EXERCISE TASK |
Transcribe the listing verbatim. Do not carry over any pictures.

DATA EXCERPT |

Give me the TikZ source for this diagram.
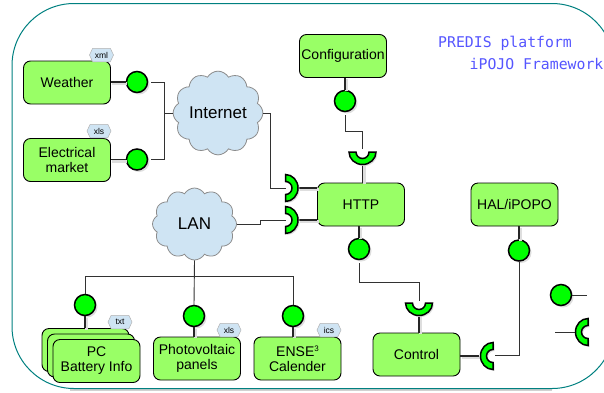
\documentclass[tikz,border=0pt]{standalone}
\usepackage{fontspec}
\setmainfont{Liberation Sans}
\newfontfamily\monof{DejaVu Sans Mono}
\usetikzlibrary{shapes.symbols,shadows}
\definecolor{boxgreen}{RGB}{153,255,102}
\definecolor{ballgreen}{RGB}{0,255,0}
\definecolor{cloudblue}{RGB}{207,228,243}
\definecolor{frameteal}{RGB}{0,128,128}
\definecolor{softshadow}{RGB}{222,222,222}
\definecolor{wire}{RGB}{50,50,50}
\definecolor{titleblue}{RGB}{85,85,255}
\tikzset{
 comp/.style={draw=black,line width=0.9pt,fill=boxgreen,rounded corners=7pt,minimum width=87pt,minimum height=43pt,align=center,font=\fontsize{14}{15}\selectfont,inner sep=0pt},
 ball/.style={circle,draw=black,line width=1.5pt,fill=ballgreen,minimum size=21pt,inner sep=0pt,drop shadow={shadow xshift=2pt,shadow yshift=-2pt,fill=softshadow,opacity=1}},
 wireline/.style={draw=wire,line width=0.9pt},
 stem/.style={draw=black!85,line width=1.3pt,preaction={draw=softshadow,line width=3pt,transform canvas={shift={(1.5pt,-1.5pt)}}}},
 tag/.style={signal,signal to=east and west,signal pointer angle=130,draw=black!30,line width=0.5pt,fill=cloudblue,minimum width=24pt,minimum height=13.5pt,inner sep=0pt,font=\fontsize{8.5}{9}\selectfont},
 netcloud/.style={cloud,cloud puffs=12,cloud puff arc=120,aspect=1.1,draw=black!45,line width=0.8pt,fill=cloudblue,font=\fontsize{17}{18}\selectfont,inner sep=0pt},
 title/.style={text=titleblue,font=\monof\fontsize{14.8}{16}\selectfont,inner sep=0pt,anchor=base west},
 sock/.style={draw=black,line width=1.5pt,fill=ballgreen},
}
\newcommand{\socketat}[2]{%
 \path[fill=softshadow,shift={(#1)},xshift=1.5pt,yshift=-1.5pt,rotate=#2] (-13.5,0) arc[start angle=180,end angle=0,x radius=13.5,y radius=12.5] -- (6.5,0) arc[start angle=0,end angle=180,radius=6.5] -- cycle;
 \path[sock,shift={(#1)},rotate=#2] (-13.5,0) arc[start angle=180,end angle=0,x radius=13.5,y radius=12.5] -- (6.5,0) arc[start angle=0,end angle=180,radius=6.5] -- cycle;}
\begin{document}
\begin{tikzpicture}[x=1pt,y=-1pt]
\useasboundingbox (0,0) rectangle (604,392);
\begin{scope}
\clip (0,0) rectangle (604,392);
\draw[black!18,line width=1.2pt] (70,390) -- (552,390);
\draw[frameteal,line width=1pt,rounded corners=62pt] (12,3.5) rectangle (614,388.5);
\end{scope}
% components
\node[comp] (pc1) at (85.5,350) {};
\node[comp] (pc2) at (91,355.5) {};
\node[comp] (weather) at (67,82.5) {Weather};
\node[comp] (elec) at (67,160) {Electrical\\market};
\node[comp] (config) at (343,56) {Configuration};
\node[comp] (http) at (361,204.5) {HTTP};
\node[comp] (hal) at (514.5,204.5) {HAL/iPOPO};
\node[comp] (control) at (416.5,354.5) {Control};
\node[comp] (pc) at (96.5,361) {PC\\Battery Info};
\node[comp] (pv) at (197,358.5) {Photovoltaic\\panels};
\node[comp] (ense) at (297.5,358.5) {ENSE\raisebox{5pt}{\fontsize{8}{8}\selectfont 3}\\Calender};
% tags
\node[tag] (t1) at (101.5,55) {xml};
\node[tag] (t2) at (99,131) {xls};
\node[tag] (t3) at (120,322) {txt};
\node[tag] (t4) at (229,330) {xls};
\node[tag] (t5) at (329,330) {ics};
% clouds
\node[netcloud,minimum width=84pt,minimum height=72pt] (inet) at (218,113) {Internet};
\node[netcloud,minimum width=84pt,minimum height=72pt] (lan) at (194.5,224) {LAN};
% socket anchors: middle of the open side
\coordinate (s1) at (285.5,188);
\coordinate (s2) at (285.5,220);
\coordinate (s3) at (362.5,152);
\coordinate (s4) at (419,303);
\coordinate (s5) at (493,356);
\coordinate (s6) at (588,332);
% stems
\node[ball] (bw) at (137,82) {};
\node[ball] (be) at (137,159.5) {};
\node[ball] (bc) at (345,101) {};
\node[ball] (bh) at (359,249) {};
\node[ball] (bhal) at (519,250.5) {};
\node[ball] (bpc) at (85,305) {};
\node[ball] (bpv) at (194,316) {};
\node[ball] (ben) at (293,316) {};
\node[ball] (bleg) at (561,295) {};
\draw[stem] (weather.east |- bw) -- (bw.west);
\draw[stem] (elec.east |- be) -- (be.west);
\draw[stem] (config.south -| bc) -- (bc.north);
\draw[stem] (http.south -| bh) -- (bh.north);
\draw[stem] (hal.south -| bhal) -- (bhal.north);
\draw[stem] (bpc.south) -- (pc1.north -| bpc);
\draw[stem] (bpv.south) -- (pv.north -| bpv);
\draw[stem] (ben.south) -- (ense.north -| ben);
\draw[stem] (s1 -| http.west) -- ++(-19,0);
\draw[stem] (s2 -| http.west) -- ++(-19,0);
\draw[stem] (http.north -| s3) -- ++(0,-18);
\draw[stem] (control.north -| s4) -- ++(0,-18);
\draw[stem] (control.east |- s5) -- ++(19,0);
\coordinate (legs) at (555,332);
\coordinate (lege) at (587,295);
\draw[wireline] (legs) -- (575,332);
\draw[wireline] (bleg.east) -- (lege);
% sockets
\socketat{s1}{90}
\socketat{s2}{90}
\socketat{s3}{0}
\socketat{s4}{0}
\socketat{s5}{-90}
\socketat{s6}{-90}
% wires
\draw[wireline] (bw.east) ++(3,0) -- ++(13,0) |- (inet.west);
\draw[wireline] (be.east) ++(3,0) -- ++(13,0) |- (inet.west);
\draw[wireline] (inet.east) -- (270,113) |- (s1);
\draw[wireline] (lan.east) -- (260,224) -- (260,220) -- (s2);
\draw[wireline] (lan.south) -- (bpv.north);
\draw[wireline] (194,276) -| (bpc.north);
\draw[wireline] (194,276) -| (ben.north);
\draw[wireline] (bc.south) ++(0,3) |- (362.5,131) -- (362.5,149);
\draw[wireline] (bh.south) ++(0,3) |- (419,282) -- (419,301);
\draw[wireline] (s5) ++(2,-1) -| (bhal.south);
% title
\node[title] (tt1) at (438,47) {PREDIS platform};
\node[title] (tt2) at (469.5,69) {iPOJO Framework};
\end{tikzpicture}
\end{document}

FINISHED ANSWER |
Give me the TikZ source for this diagram.
\documentclass[tikz,border=0pt]{standalone}
\usepackage{fontspec}
\setmainfont{Liberation Sans}
\newfontfamily\monof{DejaVu Sans Mono}
\usetikzlibrary{shapes.symbols,shadows}
\definecolor{boxgreen}{RGB}{153,255,102}
\definecolor{ballgreen}{RGB}{0,255,0}
\definecolor{cloudblue}{RGB}{207,228,243}
\definecolor{frameteal}{RGB}{0,128,128}
\definecolor{softshadow}{RGB}{222,222,222}
\definecolor{wire}{RGB}{50,50,50}
\definecolor{titleblue}{RGB}{85,85,255}
\tikzset{
 comp/.style={draw=black,line width=0.9pt,fill=boxgreen,rounded corners=7pt,minimum width=87pt,minimum height=43pt,align=center,font=\fontsize{14}{15}\selectfont,inner sep=0pt},
 ball/.style={circle,draw=black,line width=1.5pt,fill=ballgreen,minimum size=21pt,inner sep=0pt,drop shadow={shadow xshift=2pt,shadow yshift=-2pt,fill=softshadow,opacity=1}},
 wireline/.style={draw=wire,line width=0.9pt},
 stem/.style={draw=black!85,line width=1.3pt,preaction={draw=softshadow,line width=3pt,transform canvas={shift={(1.5pt,-1.5pt)}}}},
 tag/.style={signal,signal to=east and west,signal pointer angle=130,draw=black!30,line width=0.5pt,fill=cloudblue,minimum width=24pt,minimum height=13.5pt,inner sep=0pt,font=\fontsize{8.5}{9}\selectfont},
 netcloud/.style={cloud,cloud puffs=12,cloud puff arc=120,aspect=1.1,draw=black!45,line width=0.8pt,fill=cloudblue,font=\fontsize{17}{18}\selectfont,inner sep=0pt},
 title/.style={text=titleblue,font=\monof\fontsize{14.8}{16}\selectfont,inner sep=0pt,anchor=base west},
 sock/.style={draw=black,line width=1.5pt,fill=ballgreen},
}
\newcommand{\socketat}[2]{%
 \path[fill=softshadow,shift={(#1)},xshift=1.5pt,yshift=-1.5pt,rotate=#2] (-13.5,0) arc[start angle=180,end angle=0,x radius=13.5,y radius=12.5] -- (6.5,0) arc[start angle=0,end angle=180,radius=6.5] -- cycle;
 \path[sock,shift={(#1)},rotate=#2] (-13.5,0) arc[start angle=180,end angle=0,x radius=13.5,y radius=12.5] -- (6.5,0) arc[start angle=0,end angle=180,radius=6.5] -- cycle;}
\begin{document}
\begin{tikzpicture}[x=1pt,y=-1pt]
\useasboundingbox (0,0) rectangle (604,392);
\begin{scope}
\clip (0,0) rectangle (604,392);
\draw[black!18,line width=1.2pt] (70,390) -- (552,390);
\draw[frameteal,line width=1pt,rounded corners=62pt] (12,3.5) rectangle (614,388.5);
\end{scope}
% components
\node[comp] (pc1) at (85.5,350) {};
\node[comp] (pc2) at (91,355.5) {};
\node[comp] (weather) at (67,82.5) {Weather};
\node[comp] (elec) at (67,160) {Electrical\\market};
\node[comp] (config) at (343,56) {Configuration};
\node[comp] (http) at (361,204.5) {HTTP};
\node[comp] (hal) at (514.5,204.5) {HAL/iPOPO};
\node[comp] (control) at (416.5,354.5) {Control};
\node[comp] (pc) at (96.5,361) {PC\\Battery Info};
\node[comp] (pv) at (197,358.5) {Photovoltaic\\panels};
\node[comp] (ense) at (297.5,358.5) {ENSE\raisebox{5pt}{\fontsize{8}{8}\selectfont 3}\\Calender};
% tags
\node[tag] (t1) at (101.5,55) {xml};
\node[tag] (t2) at (99,131) {xls};
\node[tag] (t3) at (120,322) {txt};
\node[tag] (t4) at (229,330) {xls};
\node[tag] (t5) at (329,330) {ics};
% clouds
\node[netcloud,minimum width=84pt,minimum height=72pt] (inet) at (218,113) {Internet};
\node[netcloud,minimum width=84pt,minimum height=72pt] (lan) at (194.5,224) {LAN};
% socket anchors: middle of the open side
\coordinate (s1) at (285.5,188);
\coordinate (s2) at (285.5,220);
\coordinate (s3) at (362.5,152);
\coordinate (s4) at (419,303);
\coordinate (s5) at (493,356);
\coordinate (s6) at (588,332);
% stems
\node[ball] (bw) at (137,82) {};
\node[ball] (be) at (137,159.5) {};
\node[ball] (bc) at (345,101) {};
\node[ball] (bh) at (359,249) {};
\node[ball] (bhal) at (519,250.5) {};
\node[ball] (bpc) at (85,305) {};
\node[ball] (bpv) at (194,316) {};
\node[ball] (ben) at (293,316) {};
\node[ball] (bleg) at (561,295) {};
\draw[stem] (weather.east |- bw) -- (bw.west);
\draw[stem] (elec.east |- be) -- (be.west);
\draw[stem] (config.south -| bc) -- (bc.north);
\draw[stem] (http.south -| bh) -- (bh.north);
\draw[stem] (hal.south -| bhal) -- (bhal.north);
\draw[stem] (bpc.south) -- (pc1.north -| bpc);
\draw[stem] (bpv.south) -- (pv.north -| bpv);
\draw[stem] (ben.south) -- (ense.north -| ben);
\draw[stem] (s1 -| http.west) -- ++(-19,0);
\draw[stem] (s2 -| http.west) -- ++(-19,0);
\draw[stem] (http.north -| s3) -- ++(0,-18);
\draw[stem] (control.north -| s4) -- ++(0,-18);
\draw[stem] (control.east |- s5) -- ++(19,0);
\coordinate (legs) at (555,332);
\coordinate (lege) at (587,295);
\draw[wireline] (legs) -- (575,332);
\draw[wireline] (bleg.east) -- (lege);
% sockets
\socketat{s1}{90}
\socketat{s2}{90}
\socketat{s3}{0}
\socketat{s4}{0}
\socketat{s5}{-90}
\socketat{s6}{-90}
% wires
\draw[wireline] (bw.east) ++(3,0) -- ++(13,0) |- (inet.west);
\draw[wireline] (be.east) ++(3,0) -- ++(13,0) |- (inet.west);
\draw[wireline] (inet.east) -- (270,113) |- (s1);
\draw[wireline] (lan.east) -- (260,224) -- (260,220) -- (s2);
\draw[wireline] (lan.south) -- (bpv.north);
\draw[wireline] (194,276) -| (bpc.north);
\draw[wireline] (194,276) -| (ben.north);
\draw[wireline] (bc.south) ++(0,3) |- (362.5,131) -- (362.5,149);
\draw[wireline] (bh.south) ++(0,3) |- (419,282) -- (419,301);
\draw[wireline] (s5) ++(2,-1) -| (bhal.south);
% title
\node[title] (tt1) at (438,47) {PREDIS platform};
\node[title] (tt2) at (469.5,69) {iPOJO Framework};
\end{tikzpicture}
\end{document}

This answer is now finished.